The vast majority of them were run by three organizations: Florence Crittenton, the Salvation Army, and Catholic Charities. And they mostly served white women. In fact, following World War II, when these homes proliferated, relatively few offered any services for Black teenagers.
The Charleston home traces its roots to 1897 when a young woman tried to kill herself by jumping into the Cooper River. The woman survived, and the incident prompted a group of volunteers to open their homes to single, pregnant women and mothers in need.
The St. Margaret Street location, which opened in 1932, was modeled after the first Florence Crittenton home in New York City. That facility was founded in 1883 by Charles Crittenton, a businessman and evangelist who named it after his daughter who died of scarlet fever at age 4. It was established to serve “fallen women and wayward girls.”
Times have obviously changed since then. That’s why Fessler, for one, doesn’t anticipate the demand for these homes will grow dramatically even as some states, particularly in the South, move to outlaw abortion.
“In the ’50s,’60s, and early ’70s, the shame associated with single pregnancy was intense,” Fessler said. “Women and girls were hidden away so no one knew they were pregnant — and so they could give birth, surrender their child, and then return home with a cover story about taking care of a sick aunt. It was largely a middle-class white phenomenon.”
That isn’t the case anymore. Today, 70% of the young women who move into the Florence Crittenton house in Charleston are Black. They typically aren’t seeking refuge from stigma, and they rarely give their babies up for adoption. In fact, since O’Donnell arrived three years ago, that hasn’t happened once, she said.
More often — like Amauree Goss, who was 18 and pregnant when she came to live at Florence Crittenton — these teenagers simply need a safe place to stay.
At the time, she had been living with her father in Charleston but wasn’t receiving much support from him. The home they shared was infested with bedbugs. Goss was attending high school and working part time at Krispy Kreme, walking so much between home and work and school that she nearly went into preterm labor. During her second trimester, she was required to undergo an emergency procedure to temporarily stitch her cervix closed.
That’s when a former foster parent recommended the Florence Crittenton home.
“It was perfect timing,” said Goss, now 21. “I almost lost my son.”
She gave birth and left the maternity home when her son was 2 months old. The Florence Crittenton home in Charleston allows mothers to stay with their infants up to two years after the birth of their children.

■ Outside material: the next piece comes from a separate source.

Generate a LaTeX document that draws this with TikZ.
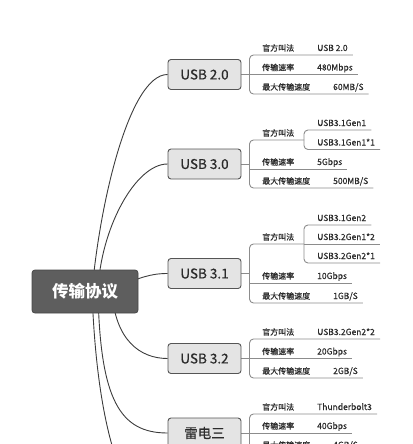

Teenagers who are pregnant are much more likely to experience homelessness than other teenagers, O’Donnell said. “They are bouncing from couch to couch in their — or their friends’ — homes, or they’re living in cars, or they’re living in some other place that is not habitable.”

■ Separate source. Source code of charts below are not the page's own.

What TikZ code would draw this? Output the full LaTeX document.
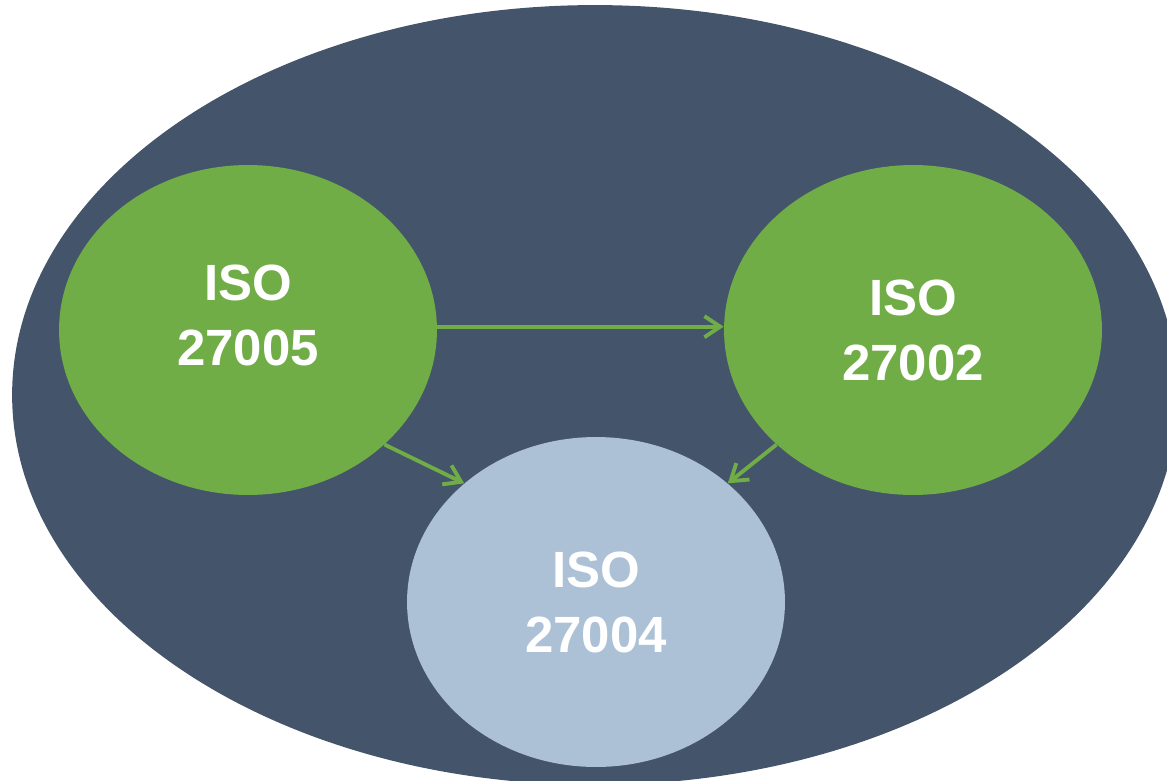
\documentclass[tikz,border=0pt]{standalone}
\usepackage{fontspec}
\setmainfont{Liberation Sans}
\usetikzlibrary{shapes.geometric,arrows.meta}
\definecolor{slate}{HTML}{44546A}
\definecolor{isogreen}{HTML}{70AD47}
\definecolor{isoblue}{HTML}{ADC1D6}

\begin{document}
\begin{tikzpicture}[x=0.02cm, y=-0.02cm,
        std/.style={ellipse, inner sep=0pt, minimum width=7.56cm, minimum height=6.6cm, text=white, align=center, font=\fontsize{29}{37}\selectfont\bfseries},
        link/.style={draw=isogreen, line width=2.2pt, -{Straight Barb[length=9pt, width=12pt]}}]
        \clip (0,0) rectangle (1167,781);
        \node (bg) at (595,395) [ellipse, fill=slate, minimum width=23.32cm, minimum height=15.6cm] {};

        \node (iso5) at (248,330) [std, fill=isogreen, text depth=0.6cm] {ISO\\27005};
        \node (iso2) at (913,330) [std, fill=isogreen] {ISO\\27002};
        \node (iso4) at (596,602) [std, fill=isoblue] {ISO\\27004};

        \draw[link] (iso5.1.5) -- (iso5.1.5 -| iso2.west);
        \draw[link] (iso5.-40) -- (iso4.138);
        \draw[link] (iso2.-140) -- (iso4.42);
        \end{tikzpicture}
\end{document}
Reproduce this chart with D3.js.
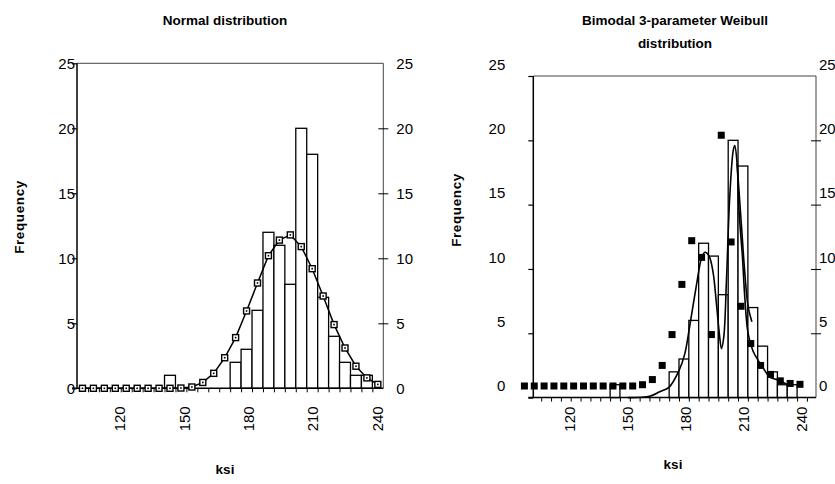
<!DOCTYPE html>
<html>
<head>
<meta charset="utf-8">
<script src="https://cdn.jsdelivr.net/npm/d3@7"></script>
<style>
  body { margin: 0; background: #fff; }
  svg { display: block; font-family: "Liberation Sans", Arial, sans-serif; }
  .tick text { font-size: 15px; fill: #000; }
  .title, .axis-title { font-weight: bold; font-size: 13.5px; }
</style>
</head>
<body>
<svg id="chart" width="835" height="484"></svg>
<script>
// histogram classes (ksi): 28 classes, 5.1 ksi wide, starting at 100 ksi
const binStart = 100;
const binWidth = 5.1;
const frequency = [0, 0, 0, 0, 0, 0, 0, 0, 1, 0, 0, 0, 0, 0,
                   2, 3, 6, 12, 11, 8, 20, 18, 7, 4, 2, 1, 1, 0];

// normal fit, one value per class
const normalFit = [0, 0, 0, 0, 0, 0, 0, 0, 0, 0.02, 0.1, 0.45, 1.15, 2.35,
                   3.9, 5.95, 8.1, 10.2, 11.4, 11.8, 10.9, 9.2, 7.1, 4.9, 3.1, 1.7, 0.8, 0.3];

// bimodal weibull: points (black squares)
const weibullPtKsi = [96.4, 101.5, 106.6, 111.7, 116.8, 121.9, 127.0, 132.1, 137.2, 142.3,
                      147.4, 152.5, 157.6, 162.7, 167.8, 172.9, 178.0, 183.1, 188.2, 193.3,
                      198.4, 203.5, 208.6, 213.7, 218.8, 223.9, 229.0, 234.1, 239.2];
const weibullPt = [0, 0, 0, 0, 0, 0, 0, 0, 0, 0, 0, 0, 0.1, 0.5, 1.6,
                   4.0, 7.9, 11.3, 10.0, 4.0, 19.5, 11.2, 6.2, 3.3, 1.6, 0.9, 0.4, 0.2, 0.13];

// bimodal weibull: fitted curve
const weibullCurveKsi = [150, 161.3, 166.5, 171.3, 176.5, 179.5, 182.1, 185.5, 188.1, 189.9,
                         192.1, 194.2, 195.9, 197.6, 198.5, 199.7, 201.1, 202.8, 204.6, 205.4,
                         206.6, 207.7, 209.4, 210.6, 212.3, 214.9, 217.5, 220.1, 223.6, 227.1, 233];
const weibullCurve = [0, 0.1, 0.45, 0.8, 2.1, 3.4, 5.6, 8.7, 10.8, 11.3,
                      11.0, 9.7, 7.3, 4.7, 3.8, 4.7, 9.1, 15.6, 19.2, 19.6,
                      18.2, 14.3, 10.9, 7.8, 5.0, 3.6, 2.9, 2.3, 1.6, 1.4, 1.0];
// short second branch after the main peak
const weibullTailKsi = [206.6, 208.9, 210.6, 212.3, 214.3];
const weibullTail = [18.2, 13.3, 9.7, 7.1, 5.9];

const xTickLabels = [120, 150, 180, 210, 240];
const yTickLabels = [0, 5, 10, 15, 20, 25];

const svg = d3.select("#chart");
const nBins = frequency.length;
const binEdges = d3.range(nBins + 1).map(i => binStart + i * binWidth);
const bins = frequency.map((f, i) => ({ lo: binEdges[i], hi: binEdges[i + 1], f: f }));

function drawFrame(g, x, yTicksScale, yLabelScale, o) {
  const [x0, x1] = x.range();
  const [yb, yt] = yTicksScale.range();

  // top border and right axis line
  g.append("line").attr("x1", x0).attr("x2", x1).attr("y1", yt).attr("y2", yt)
    .attr("stroke", "#444").attr("stroke-width", 1);
  g.append("line").attr("x1", x1).attr("x2", x1).attr("y1", yt).attr("y2", yb)
    .attr("stroke", "#444").attr("stroke-width", 1);

  // left ticks
  g.append("g").attr("transform", `translate(${x0},0)`)
    .call(d3.axisLeft(yTicksScale).tickValues(yTickLabels).tickSize(5).tickFormat(""))
    .call(a => a.select(".domain").remove())
    .selectAll("line").attr("stroke", "#000").attr("stroke-width", 1.2);
  // left labels
  g.append("g").attr("transform", `translate(${x0},0)`)
    .call(d3.axisLeft(yLabelScale).tickValues(yTickLabels).tickSize(0).tickPadding(o.leftPad))
    .call(a => a.select(".domain").remove());

  // right ticks (crossing)
  g.append("g").attr("transform", `translate(${x1},0)`)
    .call(d3.axisRight(yTicksScale).tickValues(yTickLabels.slice(1, -1)).tickSizeInner(5).tickSizeOuter(0).tickFormat(""))
    .call(a => a.select(".domain").remove())
    .selectAll("line").attr("x1", -5).attr("stroke", "#000");
  // right labels
  g.append("g").attr("transform", `translate(${x1},0)`)
    .call(d3.axisRight(yLabelScale).tickValues(yTickLabels).tickSize(0).tickPadding(o.rightPad))
    .call(a => a.select(".domain").remove());

  // left axis line
  g.append("line").attr("x1", x0).attr("x2", x0).attr("y1", yt).attr("y2", yb)
    .attr("stroke", "#000").attr("stroke-width", 1.5);

  // bottom axis: small ticks at every class boundary
  g.append("g").attr("transform", `translate(0,${yb})`)
    .call(d3.axisBottom(x).tickValues(binEdges.filter(e => e > x.domain()[0] && e < x.domain()[1])).tickSize(4).tickFormat(""))
    .call(a => a.select(".domain").attr("d", `M${x0 - 5},0H${x1}`).attr("stroke-width", 1.5))
    .selectAll("line").attr("stroke", "#000");

  // rotated ksi labels
  g.append("g").selectAll("text")
    .data(xTickLabels)
    .join("text")
    .attr("transform", d => `translate(${x(d)},${yb + o.xLabelGap}) rotate(-90)`)
    .attr("dy", "0.36em")
    .attr("text-anchor", "end")
    .attr("font-size", 15)
    .text(d => d);
}

function drawBars(g, x, y) {
  g.append("g").selectAll("rect")
    .data(bins.filter(b => b.f > 0))
    .join("rect")
    .attr("x", d => x(d.lo))
    .attr("width", d => x(d.hi) - x(d.lo))
    .attr("y", d => y(d.f))
    .attr("height", d => y(0) - y(d.f))
    .attr("fill", "#fff")
    .attr("stroke", "#000")
    .attr("stroke-width", 1.3);
}

// ---------- left: normal distribution ----------
{
  const g = svg.append("g");
  const x = d3.scaleLinear().domain([binStart, binEdges[nBins]]).range([77, 383.3]);
  const y = d3.scaleLinear().domain([0, 25]).range([388.3, 63.3]);

  drawBars(g, x, y);
  drawFrame(g, x, y, y, { leftPad: 2, rightPad: 13, xLabelGap: 18 });

  const pts = normalFit.map((v, i) => [x(binStart + (i + 0.5) * binWidth), y(v)]);
  g.append("path")
    .attr("d", d3.line()(pts))
    .attr("fill", "none")
    .attr("stroke", "#000")
    .attr("stroke-width", 1.5);
  const m = g.append("g").selectAll("g").data(pts).join("g")
    .attr("transform", d => `translate(${d[0]},${d[1]})`);
  m.append("rect").attr("x", -3).attr("y", -3).attr("width", 6).attr("height", 6)
    .attr("fill", "#fff").attr("stroke", "#000").attr("stroke-width", 1.4);
  m.append("rect").attr("x", -0.8).attr("y", -0.8).attr("width", 1.6).attr("height", 1.6)
    .attr("fill", "#000");

  svg.append("text").attr("class", "title").attr("x", 225).attr("y", 25)
    .attr("text-anchor", "middle").text("Normal distribution");
  svg.append("text").attr("class", "axis-title")
    .attr("transform", "translate(24,217) rotate(-90)")
    .attr("text-anchor", "middle").attr("font-size", 15).attr("letter-spacing", 0.6)
    .text("Frequency");
  svg.append("text").attr("class", "axis-title").attr("x", 225).attr("y", 474)
    .attr("text-anchor", "middle").text("ksi");
}

// ---------- right: bimodal 3-parameter weibull ----------
{
  const g = svg.append("g");
  const x = d3.scaleLinear().domain([101, 247.5]).range([533.3, 816]);
  const yBar = d3.scaleLinear().domain([0, 25]).range([397.6, 76]);
  const yPt = d3.scaleLinear().domain([0, 25]).range([386, 64.5]);

  drawBars(g, x, yBar);
  drawFrame(g, x, yBar, yPt, { leftPad: 28, rightPad: 3, xLabelGap: 9 });

  const curve = d3.line()
    .x(d => x(d[0]))
    .y(d => yBar(d[1]))
    .curve(d3.curveCatmullRom.alpha(0.5));
  g.append("path")
    .attr("d", curve(d3.zip(weibullCurveKsi, weibullCurve)))
    .attr("fill", "none").attr("stroke", "#000").attr("stroke-width", 1.6);
  g.append("path")
    .attr("d", curve(d3.zip(weibullTailKsi, weibullTail)))
    .attr("fill", "none").attr("stroke", "#000").attr("stroke-width", 1.6);

  g.append("g").selectAll("rect")
    .data(d3.zip(weibullPtKsi, weibullPt))
    .join("rect")
    .attr("x", d => x(d[0]) - 3.5)
    .attr("y", d => yPt(d[1]) - 3.5)
    .attr("width", 7)
    .attr("height", 7)
    .attr("fill", "#000");

  svg.append("text").attr("class", "title").attr("x", 675).attr("y", 25)
    .attr("text-anchor", "middle").text("Bimodal 3-parameter Weibull");
  svg.append("text").attr("class", "title").attr("x", 675).attr("y", 48)
    .attr("text-anchor", "middle").text("distribution");
  svg.append("text").attr("class", "axis-title")
    .attr("transform", "translate(461,210) rotate(-90)")
    .attr("text-anchor", "middle").attr("font-size", 15).attr("letter-spacing", 0.6)
    .text("Frequency");
  svg.append("text").attr("class", "axis-title").attr("x", 673).attr("y", 469)
    .attr("text-anchor", "middle").text("ksi");
}
</script>
</body>
</html>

About five years ago, the South Carolina Department of Social Services abruptly cut more than $300,000 in annual funding from the Charleston home, threatening its roughly $1 million annual budget. That money was restored a year later. The state legislature earmarked an additional $500,000 for the home this budget year.
That money will be used, in part, to expand access to housing for pregnant teens across the state. The Florence Crittenton organization in Charleston doesn’t take an official stance on abortion, but the home will require more space to accommodate a potential influx of clients.
“In the event that there is a huge surge in need, we are licensed to be able to accept 31 individuals, but it would require doubling people and their children up,” O’Donnell said. “That’s really not the type of environment we want to be able to provide them.”